Snuff is a loyal and faithful watchdog* — preternaturally intelligent. He helps Saucy Jack, a good and kind master. In Victorian London in October 1887, there will be a full moon on Halloween. A full moon on Halloween is a special event (which occurs about every 15-20 years on average), for then the Door can be opened and the Elder Gods let back into the world. Jack is a group of one of the individuals, Openers and Closers, striving during this October to gather the tools to decide whether the Door will finally be opened this time and change the world for all. The Great Game is afoot!
Snuff’s master, though, is not any friendly guy named Jack, but rather he is a certain famous Jack best known to history for killing prostitutes in Whitechapel.
And he is a Closer.
Welcome to A Night in the Lonesome October, the final solo novel completed by Roger Zelazny.
The high concept of A Night in the Lonesome October is the ultimate horror team-up/crossover novel. Jack the Ripper is but one of the Openers and Closers, and figuring out (with us strictly in Snuff’s point of view throughout) who the other individuals are is part of the joy of reading the novel for the first time. It is a who’s who of horror and Victorian famous characters and archetypes and ideas. Watching Zelazny describe and manipulate them is part of the joy of re-reading the novel.
The novel, after a prologue, is composed of 31 daily chapters in Snuff’s diary. The action of the novel comes at a remove, as each of the Openers and Closers has an animal companion along the lines of Snuff. These animal companions form a relationship web that reflects (and sometimes not so much) the relationship web between the various Openers and Closers. Whether one is an Opener or a Closer is a secret (and something gauche to admit), and so there is a delightful chess game of manipulations, moves and counter moves between the various players in the Great Game.

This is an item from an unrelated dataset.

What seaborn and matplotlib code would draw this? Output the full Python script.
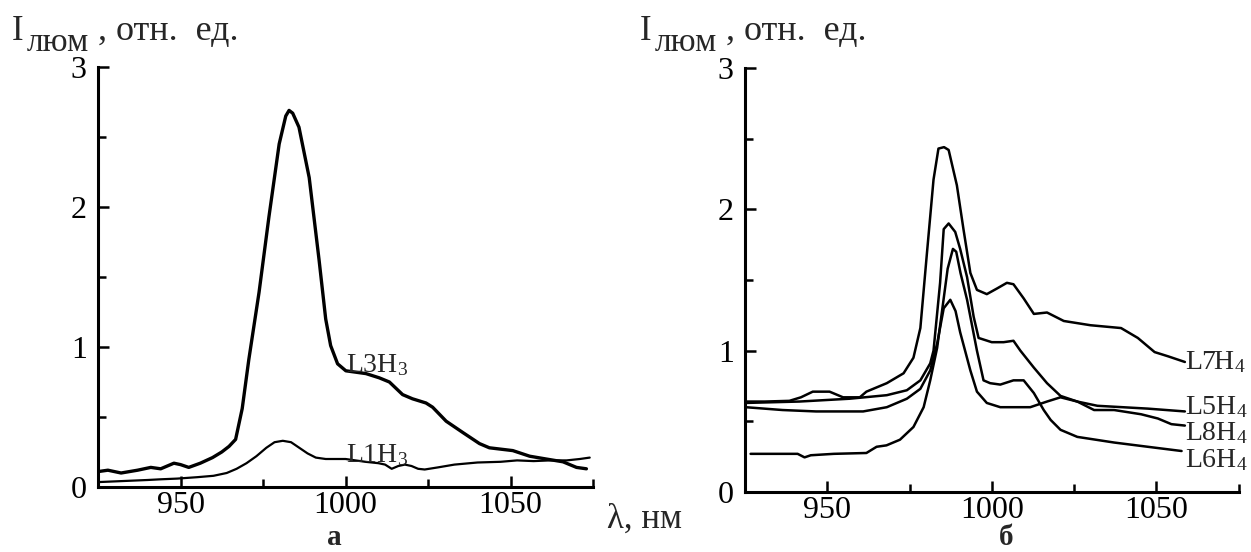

It’s a novel full of allusions, puns, wordplay, and humor that ranges from the droll to the laugh out loud funny. Zelazny is not an author one thinks of when it comes to comedy, although some of his later work, like this novel, does make good use of comedy. The novel is frothy and light for being about the possible end of the world.
A Night in the Lonesome October, being a blend of so many characters and antecedents, is in itself not a direct inspiration for novels and stories since its writing — more the pity. However, Elizabeth Bear’s Blood and Iron makes different but also similarly significant use of a full moon on a Halloween for her own dark fantasy. The novel does herald a rehabilitation and repurposing of some of the ideas of Lovecraft that one can see in (again) Bear’s work, or, say, Gaiman’s A Study in Emerald. Mike Underwood’s The Younger Gods, with Eldritch cultists, werewolves, Loas, witches, Nephilim and more running around New York City feels like a spiritual successor in some ways as well.
The book has been out of print for years, which has tempered my recommendation of it to others for a long time. Happily, now that it has been recently republished (complete with the original illustrations!), it is a wonderful introduction to Roger Zelazny’s work, demonstrating what he was truly capable of as an author. It may not be as significant as, say, Lord of Light, or as extensive as the Amber chronicles, or as mythic as Creatures of Light and Darkness, but a one volume taste of what Zelazny could and did do? This fits the bill; now, going forward, it is my standing recommendation for people interested in trying his work.
Finally, A Night in the Lonesome October is a perfect fall read (there are groups who read one chapter a day during October). And I can see the rationale for doing that, since this is not a novel to rush through, but to savor, immerse oneself in and enjoy. Me, I’ve read my copy several times in the last twenty years, always in October. Won’t you join me?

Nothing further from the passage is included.